#### Stated task
Print the material below exactly as it stands, please, from its first line to the line holding "podstawie danych GUS</div>", with no pictures.
— Start —
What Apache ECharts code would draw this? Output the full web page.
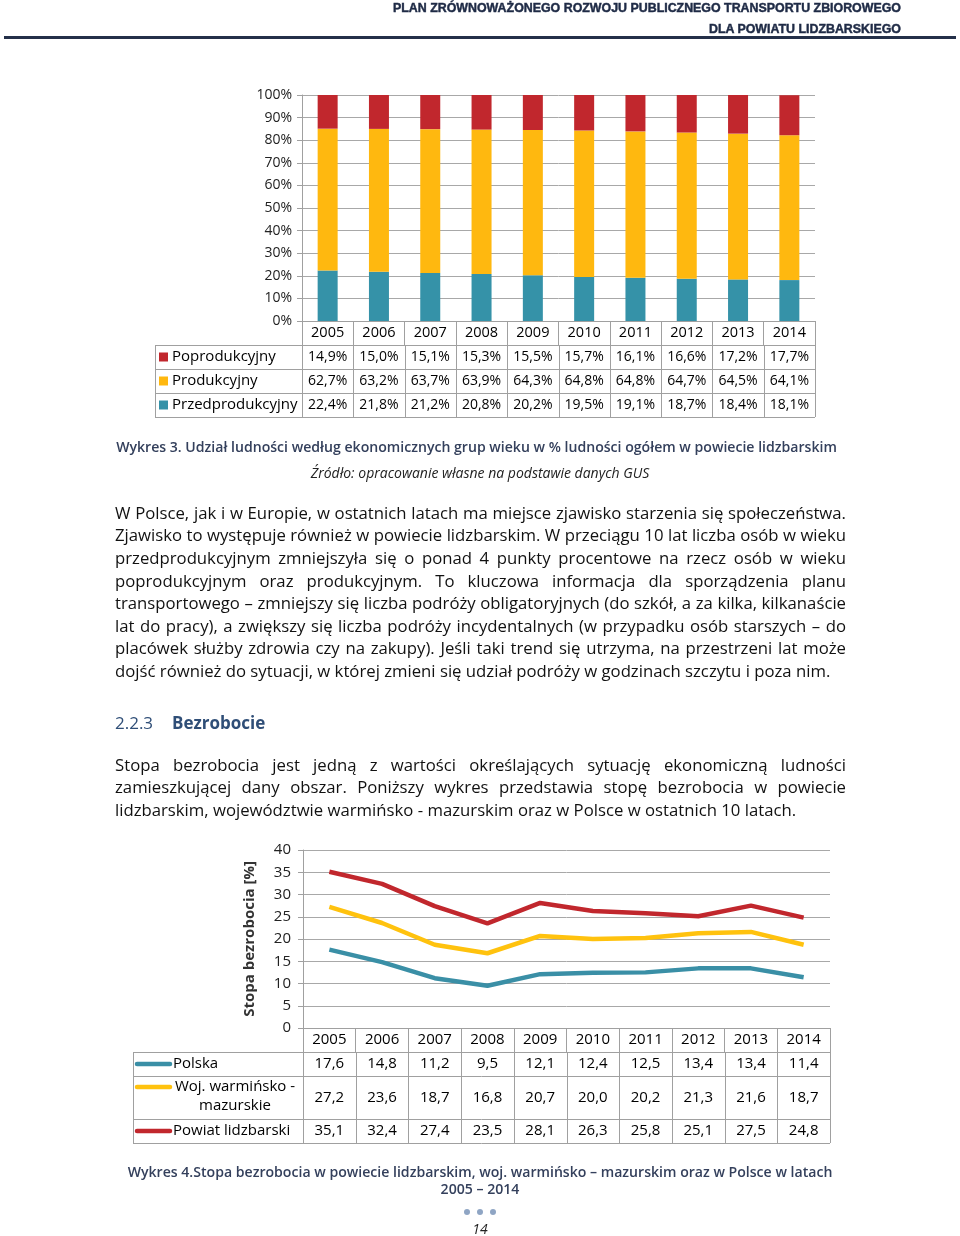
<!DOCTYPE html>
<html><head><meta charset="utf-8">
<script src="https://cdn.jsdelivr.net/npm/echarts@6/dist/echarts.min.js"></script>
<style>
html,body{margin:0;padding:0;background:#fff;}
#page{position:relative;width:960px;height:1236px;overflow:hidden;font-family:"Open Sans","DejaVu Sans",sans-serif;}
#chart{position:absolute;left:0;top:0;width:960px;height:1236px;}
.t{position:absolute;color:#000;white-space:nowrap;}
.j{position:absolute;left:115px;width:731px;text-align:justify;text-align-last:justify;font-size:14.6px;line-height:22.6px;height:22.6px;color:#111;}
.j.l{text-align-last:left;}
.hdr{position:absolute;right:59px;font-family:"Liberation Sans",Arial,sans-serif;font-weight:900;font-size:12.4px;color:#1F2B46;white-space:nowrap;-webkit-text-stroke:0.45px #1F2B46;}
.cap{font-weight:600;font-size:14.1px;color:#34405C;}
</style></head>
<body>
<div id="page">
<div id="chart"></div>
<div class="hdr" style="top:0px;line-height:16px;">PLAN ZRÓWNOWAŻONEGO ROZWOJU PUBLICZNEGO TRANSPORTU ZBIOROWEGO</div>
<div class="hdr" style="top:21px;line-height:16px;">DLA POWIATU LIDZBARSKIEGO</div>
<div style="position:absolute;left:4px;top:36px;width:952px;height:3px;background:#243049;"></div>

<div class="t cap" style="left:115px;width:723px;text-align:center;top:437px;line-height:20px;">Wykres 3. Udział ludności według ekonomicznych grup wieku w % ludności ogółem w powiecie lidzbarskim</div>
<div class="t" style="left:0;width:960px;text-align:center;top:463px;line-height:20px;font-style:italic;font-size:14px;color:#222;">Źródło: opracowanie własne na podstawie danych GUS</div>

<div class="j" style="top:501.7px;">W Polsce, jak i w Europie, w ostatnich latach ma miejsce zjawisko starzenia się społeczeństwa.</div>
<div class="j" style="top:524.3px;">Zjawisko to występuje również w powiecie lidzbarskim. W przeciągu 10 lat liczba osób w wieku</div>
<div class="j" style="top:546.9px;">przedprodukcyjnym zmniejszyła się o ponad 4 punkty procentowe na rzecz osób w wieku</div>
<div class="j" style="top:569.5px;">poprodukcyjnym oraz produkcyjnym. To kluczowa informacja dla sporządzenia planu</div>
<div class="j" style="top:592.1px;">transportowego – zmniejszy się liczba podróży obligatoryjnych (do szkół, a za kilka, kilkanaście</div>
<div class="j" style="top:614.7px;">lat do pracy), a zwiększy się liczba podróży incydentalnych (w przypadku osób starszych – do</div>
<div class="j" style="top:637.3px;">placówek służby zdrowia czy na zakupy). Jeśli taki trend się utrzyma, na przestrzeni lat może</div>
<div class="j l" style="top:659.9px;">dojść również do sytuacji, w której zmieni się udział podróży w godzinach szczytu i poza nim.</div>

<div class="t" style="left:115px;top:711px;line-height:24px;font-size:17px;color:#2F4E77;">2.2.3</div>
<div class="t" style="left:172px;top:711px;line-height:24px;font-size:17px;font-weight:700;color:#2F4E77;">Bezrobocie</div>

<div class="j" style="top:753.7px;">Stopa bezrobocia jest jedną z wartości określających sytuację ekonomiczną ludności</div>
<div class="j" style="top:776.3px;">zamieszkującej dany obszar. Poniższy wykres przedstawia stopę bezrobocia w powiecie</div>
<div class="j l" style="top:798.9px;">lidzbarskim, województwie warmińsko - mazurskim oraz w Polsce w ostatnich 10 latach.</div>

<div class="t cap" style="left:0;width:960px;text-align:center;top:1162px;line-height:20px;">Wykres 4.Stopa bezrobocia w powiecie lidzbarskim, woj. warmińsko – mazurskim oraz w Polsce w latach</div>
<div class="t cap" style="left:0;width:960px;text-align:center;top:1179px;line-height:20px;">2005 – 2014</div>
<div class="t" style="left:0;width:960px;text-align:center;top:1219px;line-height:20px;font-style:italic;font-size:14px;color:#222;">14</div>
</div>

<script>
// ---------- DATA ----------
const years = ['2005','2006','2007','2008','2009','2010','2011','2012','2013','2014'];
// Chart 1 – share of population by economic age group (%)
const poprodukcyjny    = [14.9,15.0,15.1,15.3,15.5,15.7,16.1,16.6,17.2,17.7];
const produkcyjny      = [62.7,63.2,63.7,63.9,64.3,64.8,64.8,64.7,64.5,64.1];
const przedprodukcyjny = [22.4,21.8,21.2,20.8,20.2,19.5,19.1,18.7,18.4,18.1];
// Chart 2 – unemployment rate (%)
const polska = [17.6,14.8,11.2,9.5,12.1,12.4,12.5,13.4,13.4,11.4];
const wojWM  = [27.2,23.6,18.7,16.8,20.7,20.0,20.2,21.3,21.6,18.7];
const powiat = [35.1,32.4,27.4,23.5,28.1,26.3,25.8,25.1,27.5,24.8];
const names1 = ['Poprodukcyjny','Produkcyjny','Przedprodukcyjny'];
const names2 = ['Polska','Woj. warmińsko -\nmazurskie','Powiat lidzbarski'];
const yTitle2 = 'Stopa bezrobocia [%]';

// ---------- text fitting: scale body font so the longest line fills the measure naturally ----------
(function fit(){
  const els = Array.from(document.querySelectorAll('.j'));
  let maxW = 0;
  els.forEach(el => {
    el.style.whiteSpace = 'nowrap';
    el.style.textAlign = 'left';
    el.style.textAlignLast = 'left';
    const r = document.createRange(); r.selectNodeContents(el);
    const w = r.getBoundingClientRect().width;
    if (!el.classList.contains('l')) maxW = Math.max(maxW, w);
  });
  const fs = maxW > 0 ? 14.6 * 729 / maxW : 14.6;
  els.forEach(el => {
    el.style.fontSize = fs + 'px';
    el.style.whiteSpace = '';
    el.style.textAlign = '';
    el.style.textAlignLast = '';
  });
})();

// ---------- CHART ----------
const C = { red:'#C1272D', yellow:'#FFB80F', teal:'#3592A8', lteal:'#3A8FA6', lyellow:'#FFC20E', grid:'#A8A8A8', border:'#A0A0A0' };
const FF = '"Open Sans","DejaVu Sans",sans-serif';
const chart = echarts.init(document.getElementById('chart'), null, {renderer:'canvas'});
const pct = v => v.toFixed(1).replace('.', ',') + '%';
const dec = v => v.toFixed(1).replace('.', ',');

const axisCommon = {
  axisLine:{show:true, lineStyle:{color:C.border, width:1}},
  axisTick:{show:true, length:5, lineStyle:{color:C.border}},
  splitLine:{show:true, lineStyle:{color:C.grid, width:1}},
};

const option = {
  animation:false,
  backgroundColor:'#fff',
  grid:[
    {left:302, top:95, width:513, height:226},
    {left:303, top:850, width:527, height:178}
  ],
  xAxis:[
    {gridIndex:0, type:'category', data:years, boundaryGap:true,
     axisLine:{lineStyle:{color:C.border}},
     axisTick:{show:true, length:24, lineStyle:{color:C.border}},
     axisLabel:{margin:12, verticalAlign:'middle', fontSize:14.5, fontFamily:FF, color:'#000'}},
    {gridIndex:1, type:'category', data:years, boundaryGap:true,
     axisLine:{lineStyle:{color:C.border}},
     axisTick:{show:true, length:24, lineStyle:{color:C.border}},
     axisLabel:{margin:12, verticalAlign:'middle', fontSize:15, fontFamily:FF, color:'#000'}}
  ],
  yAxis:[
    Object.assign({gridIndex:0, type:'value', min:0, max:100, interval:10,
     axisLabel:{formatter:'{value}%', margin:10, fontSize:14, fontFamily:FF, color:'#222'}}, axisCommon),
    Object.assign({gridIndex:1, type:'value', min:0, max:40, interval:5,
     name: yTitle2, nameLocation:'middle', nameGap:46,
     nameTextStyle:{fontSize:15, fontWeight:'bold', fontFamily:FF, color:'#333'},
     axisLabel:{margin:12, fontSize:15, fontFamily:FF, color:'#222'}}, axisCommon)
  ],
  series:[
    {name:names1[2], type:'bar', stack:'a', xAxisIndex:0, yAxisIndex:0, data:przedprodukcyjny, barWidth:20, itemStyle:{color:C.teal}},
    {name:names1[1], type:'bar', stack:'a', xAxisIndex:0, yAxisIndex:0, data:produkcyjny, barWidth:20, itemStyle:{color:C.yellow}},
    {name:names1[0], type:'bar', stack:'a', xAxisIndex:0, yAxisIndex:0, data:poprodukcyjny, barWidth:20, itemStyle:{color:C.red}},
    {name:'Polska', type:'line', xAxisIndex:1, yAxisIndex:1, data:polska, showSymbol:false, lineStyle:{color:C.lteal, width:4.5}, itemStyle:{color:C.lteal}},
    {name:'Woj', type:'line', xAxisIndex:1, yAxisIndex:1, data:wojWM, showSymbol:false, lineStyle:{color:C.lyellow, width:4.5}, itemStyle:{color:C.lyellow}},
    {name:'Powiat', type:'line', xAxisIndex:1, yAxisIndex:1, data:powiat, showSymbol:false, lineStyle:{color:C.red, width:4.5}, itemStyle:{color:C.red}}
  ]
};
chart.setOption(option);

// ---------- data tables below the charts, positioned from the axes ----------
function buildTable(xIdx, yIdx, leftX, headerH, rowHs, rows, fmt, fontSize, legendKind) {
  const els = [];
  const centers = years.map((y, i) => chart.convertToPixel({xAxisIndex:xIdx}, i));
  const bw = centers[1] - centers[0];
  const bounds = centers.map(c => c - bw/2).concat([centers[centers.length-1] + bw/2]);
  const axisY = chart.convertToPixel({yAxisIndex:yIdx}, 0);
  const top = axisY + headerH;
  const rightX = bounds[bounds.length-1];
  const px = v => Math.round(v) + 0.5;
  let y = top;
  const rowTops = [];
  rowHs.forEach(h => { rowTops.push(y); y += h; });
  const bottom = y;
  [top].concat(rowTops.map((t, i) => t + rowHs[i])).forEach(yy => {
    els.push({type:'line', shape:{x1:leftX, y1:px(yy), x2:rightX, y2:px(yy)}, style:{stroke:C.border, lineWidth:1}, silent:true});
  });
  [leftX].concat(bounds).forEach(xx => {
    els.push({type:'line', shape:{x1:px(xx), y1:top, x2:px(xx), y2:bottom}, style:{stroke:C.border, lineWidth:1}, silent:true});
  });
  rows.forEach((row, r) => {
    const cy = rowTops[r] + rowHs[r]/2;
    row.values.forEach((v, i) => {
      els.push({type:'text', x:centers[i], y:cy, silent:true,
        style:{text:fmt(v), align:'center', verticalAlign:'middle', fontSize:fontSize, fontFamily:FF, fill:'#000'}});
    });
    const lines = row.name.split('\n');
    if (legendKind === 'square') {
      els.push({type:'rect', shape:{x:leftX+4, y:cy-4.5, width:9, height:9}, style:{fill:row.color}, silent:true});
      els.push({type:'text', x:leftX+17, y:cy, silent:true,
        style:{text:row.name, align:'left', verticalAlign:'middle', fontSize:15, fontFamily:FF, fill:'#000'}});
    } else {
      const my = lines.length > 1 ? rowTops[r] + 11 : cy;
      els.push({type:'line', shape:{x1:leftX+4, y1:my, x2:leftX+37, y2:my}, style:{stroke:row.color, lineWidth:4.5, lineCap:'round'}, silent:true});
      if (lines.length > 1) {
        const mx = (leftX + 38 + bounds[0]) / 2 - 2;
        els.push({type:'text', x:mx, y:my, silent:true,
          style:{text:lines[0], align:'center', verticalAlign:'middle', fontSize:15, fontFamily:FF, fill:'#000'}});
        els.push({type:'text', x:mx, y:my+19, silent:true,
          style:{text:lines[1], align:'center', verticalAlign:'middle', fontSize:15, fontFamily:FF, fill:'#000'}});
      } else {
        els.push({type:'text', x:leftX+40, y:my, silent:true,
          style:{text:row.name, align:'left', verticalAlign:'middle', fontSize:15, fontFamily:FF, fill:'#000'}});
      }
    }
  });
  return els;
}

const g1 = buildTable(0, 0, 155, 24, [24,24,24], [
  {name:names1[0], values:poprodukcyjny, color:C.red},
  {name:names1[1], values:produkcyjny, color:C.yellow},
  {name:names1[2], values:przedprodukcyjny, color:C.teal}
], pct, 14, 'square');
const g2 = buildTable(1, 1, 133, 24, [24,43,24], [
  {name:names2[0], values:polska, color:C.lteal},
  {name:names2[1], values:wojWM, color:C.lyellow},
  {name:names2[2], values:powiat, color:C.red}
], dec, 15, 'line');
const dots = [467,480,493].map(x => ({type:'circle', shape:{cx:x, cy:1212, r:3}, style:{fill:'#8FA5C4'}, silent:true}));
chart.setOption({graphic: g1.concat(g2, dots)});
</script>
</body></html>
— End —
#### Complete output
What Apache ECharts code would draw this? Output the full web page.
<!DOCTYPE html>
<html><head><meta charset="utf-8">
<script src="https://cdn.jsdelivr.net/npm/echarts@6/dist/echarts.min.js"></script>
<style>
html,body{margin:0;padding:0;background:#fff;}
#page{position:relative;width:960px;height:1236px;overflow:hidden;font-family:"Open Sans","DejaVu Sans",sans-serif;}
#chart{position:absolute;left:0;top:0;width:960px;height:1236px;}
.t{position:absolute;color:#000;white-space:nowrap;}
.j{position:absolute;left:115px;width:731px;text-align:justify;text-align-last:justify;font-size:14.6px;line-height:22.6px;height:22.6px;color:#111;}
.j.l{text-align-last:left;}
.hdr{position:absolute;right:59px;font-family:"Liberation Sans",Arial,sans-serif;font-weight:900;font-size:12.4px;color:#1F2B46;white-space:nowrap;-webkit-text-stroke:0.45px #1F2B46;}
.cap{font-weight:600;font-size:14.1px;color:#34405C;}
</style></head>
<body>
<div id="page">
<div id="chart"></div>
<div class="hdr" style="top:0px;line-height:16px;">PLAN ZRÓWNOWAŻONEGO ROZWOJU PUBLICZNEGO TRANSPORTU ZBIOROWEGO</div>
<div class="hdr" style="top:21px;line-height:16px;">DLA POWIATU LIDZBARSKIEGO</div>
<div style="position:absolute;left:4px;top:36px;width:952px;height:3px;background:#243049;"></div>

<div class="t cap" style="left:115px;width:723px;text-align:center;top:437px;line-height:20px;">Wykres 3. Udział ludności według ekonomicznych grup wieku w % ludności ogółem w powiecie lidzbarskim</div>
<div class="t" style="left:0;width:960px;text-align:center;top:463px;line-height:20px;font-style:italic;font-size:14px;color:#222;">Źródło: opracowanie własne na podstawie danych GUS</div>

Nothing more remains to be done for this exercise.